**Work to complete**.
Nothing in the data should change when you return it, but leave the pictures out.

begin Available data

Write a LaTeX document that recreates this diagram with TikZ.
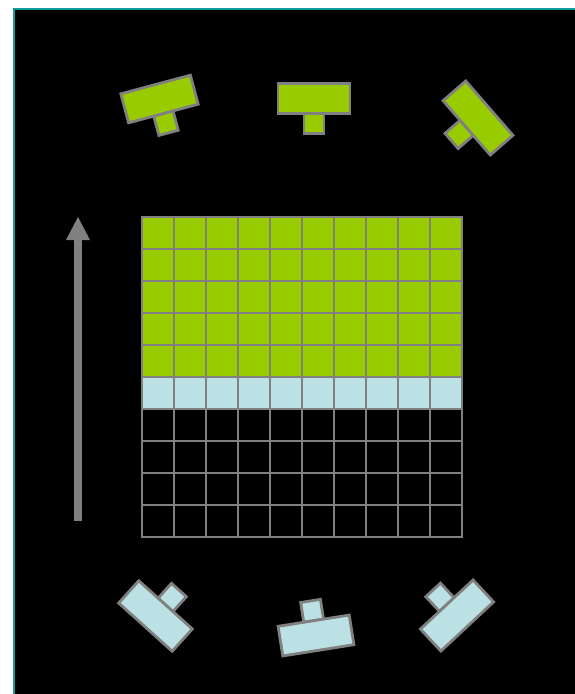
\documentclass[tikz,border=0pt]{standalone}
\definecolor{tgreen}{HTML}{99CC00}
\definecolor{tblue}{HTML}{BBE1E5}
\definecolor{tgray}{HTML}{808080}
\definecolor{tteal}{HTML}{139A9A}
\tikzset{
  gridline/.style={draw=tgray, line width=2.8pt},
  tshape/.pic={
    \fill[#1, draw=tgray, line width=2.8pt] (-10,15) rectangle (10,35);
    \fill[#1, draw=tgray, line width=2.8pt] (-36,-15) rectangle (36,15);
  },
  tshapeup/.pic={
    \fill[#1, draw=tgray, line width=2.8pt] (-10,-15) rectangle (10,-35);
    \fill[#1, draw=tgray, line width=2.8pt] (-36,-15) rectangle (36,15);
  }
}
\begin{document}
\begin{tikzpicture}[x=1pt,y=-1pt]
\useasboundingbox (0,0) rectangle (575,694);
\fill[white] (0,0) rectangle (575,694);
\fill[black] (14,9) rectangle (575,694);
\draw[tteal, line width=2.5pt] (14,694) -- (14,9) -- (575,9);
% grid fills
\fill[tgreen] (142,217) rectangle (462,377);
\fill[tblue] (142,377) rectangle (462,409);
\foreach \i in {0,...,10} {
  \draw[gridline] ({142+32*\i},217) -- ({142+32*\i},537);
  \draw[gridline] (142,{217+32*\i}) -- (462,{217+32*\i});
}
\draw[gridline, line join=miter] (142,217) rectangle (462,537);
% arrow
\fill[tgray] (74,240) rectangle (82,521);
\fill[tgray] (66,240) -- (78,217) -- (90,240) -- cycle;
% top pieces
\pic[shift={(159.5,99)}, rotate=15] {tshape=tgreen};
\pic[shift={(314,98.5)}] {tshape=tgreen};
\pic[shift={(478,118)}, rotate=-49] {tshape=tgreen};
% bottom pieces
\pic[shift={(155.5,616)}, rotate=-42] {tshapeup=tblue};
\pic[shift={(316,635.5)}, rotate=9] {tshapeup=tblue};
\pic[shift={(457,615.5)}, rotate=43] {tshapeup=tblue};
\end{tikzpicture}
\end{document}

end Available data

**The reply**.
Write a LaTeX document that recreates this diagram with TikZ.
\documentclass[tikz,border=0pt]{standalone}
\definecolor{tgreen}{HTML}{99CC00}
\definecolor{tblue}{HTML}{BBE1E5}
\definecolor{tgray}{HTML}{808080}
\definecolor{tteal}{HTML}{139A9A}
\tikzset{
  gridline/.style={draw=tgray, line width=2.8pt},
  tshape/.pic={
    \fill[#1, draw=tgray, line width=2.8pt] (-10,15) rectangle (10,35);
    \fill[#1, draw=tgray, line width=2.8pt] (-36,-15) rectangle (36,15);
  },
  tshapeup/.pic={
    \fill[#1, draw=tgray, line width=2.8pt] (-10,-15) rectangle (10,-35);
    \fill[#1, draw=tgray, line width=2.8pt] (-36,-15) rectangle (36,15);
  }
}
\begin{document}
\begin{tikzpicture}[x=1pt,y=-1pt]
\useasboundingbox (0,0) rectangle (575,694);
\fill[white] (0,0) rectangle (575,694);
\fill[black] (14,9) rectangle (575,694);
\draw[tteal, line width=2.5pt] (14,694) -- (14,9) -- (575,9);
% grid fills
\fill[tgreen] (142,217) rectangle (462,377);
\fill[tblue] (142,377) rectangle (462,409);
\foreach \i in {0,...,10} {
  \draw[gridline] ({142+32*\i},217) -- ({142+32*\i},537);
  \draw[gridline] (142,{217+32*\i}) -- (462,{217+32*\i});
}
\draw[gridline, line join=miter] (142,217) rectangle (462,537);
% arrow
\fill[tgray] (74,240) rectangle (82,521);
\fill[tgray] (66,240) -- (78,217) -- (90,240) -- cycle;
% top pieces
\pic[shift={(159.5,99)}, rotate=15] {tshape=tgreen};
\pic[shift={(314,98.5)}] {tshape=tgreen};
\pic[shift={(478,118)}, rotate=-49] {tshape=tgreen};
% bottom pieces
\pic[shift={(155.5,616)}, rotate=-42] {tshapeup=tblue};
\pic[shift={(316,635.5)}, rotate=9] {tshapeup=tblue};
\pic[shift={(457,615.5)}, rotate=43] {tshapeup=tblue};
\end{tikzpicture}
\end{document}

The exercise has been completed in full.